SHORT EXERCISE
Filter the listing below, copying every line in which the word "this" appears.

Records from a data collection
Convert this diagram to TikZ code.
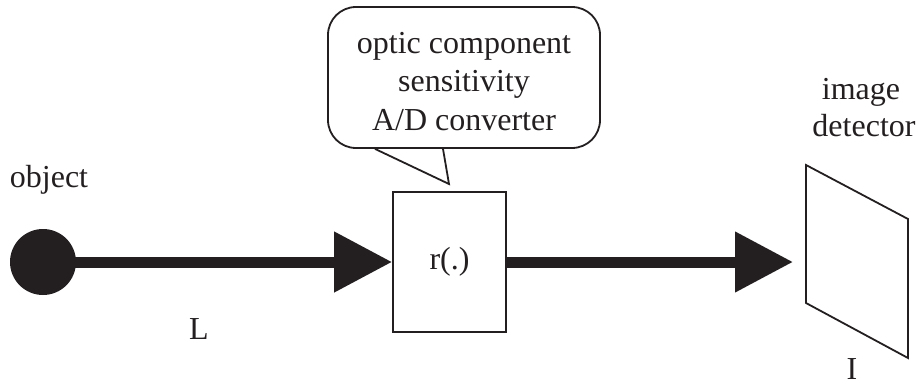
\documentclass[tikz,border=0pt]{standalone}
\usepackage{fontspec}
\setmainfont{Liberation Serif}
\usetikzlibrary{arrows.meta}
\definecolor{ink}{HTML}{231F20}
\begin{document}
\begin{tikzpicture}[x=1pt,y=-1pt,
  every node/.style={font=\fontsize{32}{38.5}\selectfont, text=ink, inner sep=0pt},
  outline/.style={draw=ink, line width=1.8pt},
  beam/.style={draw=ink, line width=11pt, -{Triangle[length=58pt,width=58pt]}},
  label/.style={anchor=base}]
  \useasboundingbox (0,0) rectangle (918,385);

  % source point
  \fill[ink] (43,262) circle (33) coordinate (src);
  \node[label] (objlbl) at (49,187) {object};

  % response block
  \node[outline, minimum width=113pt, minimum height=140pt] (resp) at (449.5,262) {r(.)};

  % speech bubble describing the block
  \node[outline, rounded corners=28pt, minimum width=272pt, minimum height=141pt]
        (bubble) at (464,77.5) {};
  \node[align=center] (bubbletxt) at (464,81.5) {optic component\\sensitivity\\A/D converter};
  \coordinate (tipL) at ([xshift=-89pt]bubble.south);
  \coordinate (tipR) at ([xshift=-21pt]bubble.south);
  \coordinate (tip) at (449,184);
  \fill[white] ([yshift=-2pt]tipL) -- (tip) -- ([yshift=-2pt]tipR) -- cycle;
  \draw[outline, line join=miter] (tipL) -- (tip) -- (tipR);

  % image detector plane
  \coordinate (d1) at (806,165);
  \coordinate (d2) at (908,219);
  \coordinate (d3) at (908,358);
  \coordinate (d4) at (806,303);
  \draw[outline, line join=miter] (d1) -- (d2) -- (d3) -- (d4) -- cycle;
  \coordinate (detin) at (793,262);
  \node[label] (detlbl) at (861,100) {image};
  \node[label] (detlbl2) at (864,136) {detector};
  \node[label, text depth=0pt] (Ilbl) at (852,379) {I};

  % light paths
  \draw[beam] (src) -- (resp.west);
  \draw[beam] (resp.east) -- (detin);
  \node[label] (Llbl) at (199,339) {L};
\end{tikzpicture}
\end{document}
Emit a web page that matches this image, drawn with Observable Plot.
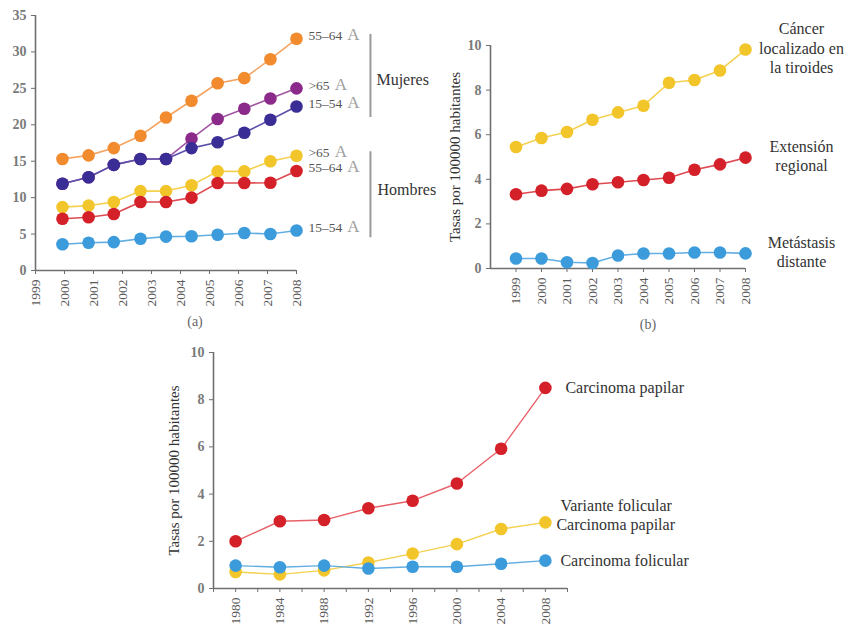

THE RESULT
Convert this diagram to TikZ code.
Emit a web page that matches this image, drawn with Observable Plot.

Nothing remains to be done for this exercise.